堀口 わが社の歴史は、リーマン・ショックを挟んで2つのフェーズに、はっきりと分けられると思います。リーマン・ショック前までは、私が中心になって経営を主導し、社員の皆を盛り立て、成長を促し、業績アップをもたらしてきました。

しかし、リーマン・ショック後は、力をつけた新たなリーダー層を中心に、「皆で経営をしていく」フェーズに変えていきました。そして最近3年間ほどは、利益の85%を生み出している既存事業に関しては、副社長以下、新しい若いリーダー層に経営を任せ、活躍してもらっています。私は新しい事業に挑戦、開拓していく役割を担っているのです。

――なるほど。バトンタッチされているのですね。皆さん、リーダーとしてある程度のレベルに育っているということですか?

堀口 「任せて安心」のイメージです。彼らは、リーマン・ショック前の勢いのある時代も知っていて、その後の激動期を乗り越えた人たち。「南極で氷を売る」、そんな世界を経験した連中です。お互いが心の底からわかり合える存在です。

物事の考え方、人間としての生き方―人は何のために生きるか、自分の抱くべき価値観は何か――という部分がぶれない仲間なのです。

われわれは、「人のため、世のために尽くすことこそが人間として最高の行為だ」という稲盛塾長から教えられた言葉を肝に銘じ、「一生をかけてどれだけ多くの人に役立たせて頂けるか」を考えて仕事を行っています。わが社のリーダー層の価値観はここにすべて帰着しているのです。

――その一方で新規事業は、社長の強いリーダーシップで進めておられるのですね。

堀口 いいえ、新規事業についても、任せるところは任せています。私は扉を開き、道筋をつけるところまでです。

2017年11月、私の故郷、新潟県の佐渡島において、地域創生の思いを込めてスタートした事業が、1年間で社員が100人ほどに拡大しています。

佐渡島は夏には観光客が押し寄せる一方、秋以降は閑散とし、観光業の拡大に苦労していました。それを変えようと、地元の中でも優秀な選りすぐりの人財が、私の新規事業に集まり、佐渡島の観光を通年で活性化すべく、さまざまなアイデアを出してくれています。
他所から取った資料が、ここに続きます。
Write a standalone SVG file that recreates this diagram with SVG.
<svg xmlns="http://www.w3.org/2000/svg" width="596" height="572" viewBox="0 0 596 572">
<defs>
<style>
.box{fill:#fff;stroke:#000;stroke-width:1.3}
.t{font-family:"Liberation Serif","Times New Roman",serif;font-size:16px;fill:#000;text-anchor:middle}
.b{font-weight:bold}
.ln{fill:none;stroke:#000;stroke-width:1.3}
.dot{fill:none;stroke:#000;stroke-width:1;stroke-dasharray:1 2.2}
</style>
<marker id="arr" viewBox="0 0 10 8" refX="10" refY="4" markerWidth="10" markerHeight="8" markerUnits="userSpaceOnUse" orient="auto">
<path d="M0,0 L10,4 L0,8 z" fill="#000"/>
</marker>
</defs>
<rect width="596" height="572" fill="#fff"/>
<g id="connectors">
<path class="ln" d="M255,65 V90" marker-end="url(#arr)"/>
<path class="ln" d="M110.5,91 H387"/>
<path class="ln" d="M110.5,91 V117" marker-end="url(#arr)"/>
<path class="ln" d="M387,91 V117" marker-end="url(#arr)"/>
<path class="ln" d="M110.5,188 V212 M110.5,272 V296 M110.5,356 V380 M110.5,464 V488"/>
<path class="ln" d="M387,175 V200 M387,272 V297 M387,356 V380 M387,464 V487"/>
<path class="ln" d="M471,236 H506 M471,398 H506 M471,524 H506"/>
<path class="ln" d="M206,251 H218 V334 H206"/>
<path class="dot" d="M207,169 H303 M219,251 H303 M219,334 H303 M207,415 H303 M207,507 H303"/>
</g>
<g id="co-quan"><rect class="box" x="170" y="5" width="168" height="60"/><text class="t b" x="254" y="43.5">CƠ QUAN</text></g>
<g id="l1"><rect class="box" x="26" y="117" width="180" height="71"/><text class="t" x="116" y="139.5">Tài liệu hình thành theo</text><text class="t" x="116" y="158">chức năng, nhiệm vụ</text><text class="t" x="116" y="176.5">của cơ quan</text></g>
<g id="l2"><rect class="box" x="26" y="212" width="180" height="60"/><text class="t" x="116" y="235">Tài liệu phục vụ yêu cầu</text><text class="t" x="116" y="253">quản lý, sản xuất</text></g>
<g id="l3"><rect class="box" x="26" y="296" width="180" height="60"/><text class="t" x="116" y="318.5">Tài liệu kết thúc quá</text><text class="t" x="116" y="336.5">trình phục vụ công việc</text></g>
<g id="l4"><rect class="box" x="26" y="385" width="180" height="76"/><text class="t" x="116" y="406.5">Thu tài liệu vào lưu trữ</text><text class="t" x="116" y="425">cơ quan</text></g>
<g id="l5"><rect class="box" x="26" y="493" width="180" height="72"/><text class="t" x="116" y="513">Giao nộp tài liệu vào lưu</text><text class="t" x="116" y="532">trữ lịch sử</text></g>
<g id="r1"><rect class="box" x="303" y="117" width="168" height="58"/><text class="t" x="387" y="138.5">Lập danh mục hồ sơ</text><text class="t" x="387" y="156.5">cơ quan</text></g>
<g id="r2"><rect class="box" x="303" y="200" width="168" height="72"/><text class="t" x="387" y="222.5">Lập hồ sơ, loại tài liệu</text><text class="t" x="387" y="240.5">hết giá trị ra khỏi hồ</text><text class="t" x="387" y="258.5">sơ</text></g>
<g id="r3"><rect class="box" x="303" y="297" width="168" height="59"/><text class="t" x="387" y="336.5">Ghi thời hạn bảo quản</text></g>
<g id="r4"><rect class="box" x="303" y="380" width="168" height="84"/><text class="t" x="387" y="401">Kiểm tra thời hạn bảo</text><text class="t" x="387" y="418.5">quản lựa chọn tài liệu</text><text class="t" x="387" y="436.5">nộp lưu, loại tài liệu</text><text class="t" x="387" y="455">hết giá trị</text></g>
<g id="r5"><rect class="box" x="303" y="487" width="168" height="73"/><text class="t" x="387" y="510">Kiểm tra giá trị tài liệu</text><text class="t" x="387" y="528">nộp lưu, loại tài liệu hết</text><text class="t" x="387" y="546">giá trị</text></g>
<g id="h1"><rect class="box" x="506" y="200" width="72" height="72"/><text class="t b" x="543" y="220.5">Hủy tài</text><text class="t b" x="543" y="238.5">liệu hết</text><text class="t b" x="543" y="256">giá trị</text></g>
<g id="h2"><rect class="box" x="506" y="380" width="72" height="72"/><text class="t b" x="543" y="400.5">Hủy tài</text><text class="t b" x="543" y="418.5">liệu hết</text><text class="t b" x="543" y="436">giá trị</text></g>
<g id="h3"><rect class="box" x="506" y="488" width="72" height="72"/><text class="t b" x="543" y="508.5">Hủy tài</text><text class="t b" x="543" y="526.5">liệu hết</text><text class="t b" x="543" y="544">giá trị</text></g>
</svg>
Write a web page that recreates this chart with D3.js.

私は、ヒントは出しますが、命令はしていません。「どんどんやれ」と、うしろから応援しているだけです。その流れで、タクシー会社をM&Aさせて頂き、トヨタのアルファードのような高級ワゴン車のタクシーを走らせ、観光の質を高める試みを始めます。

また、老舗の日本旅館の活性化にも取り組んでいます。このようなことを、これからどんどん、頭の柔らかい若い人に任せてやってもらうのです。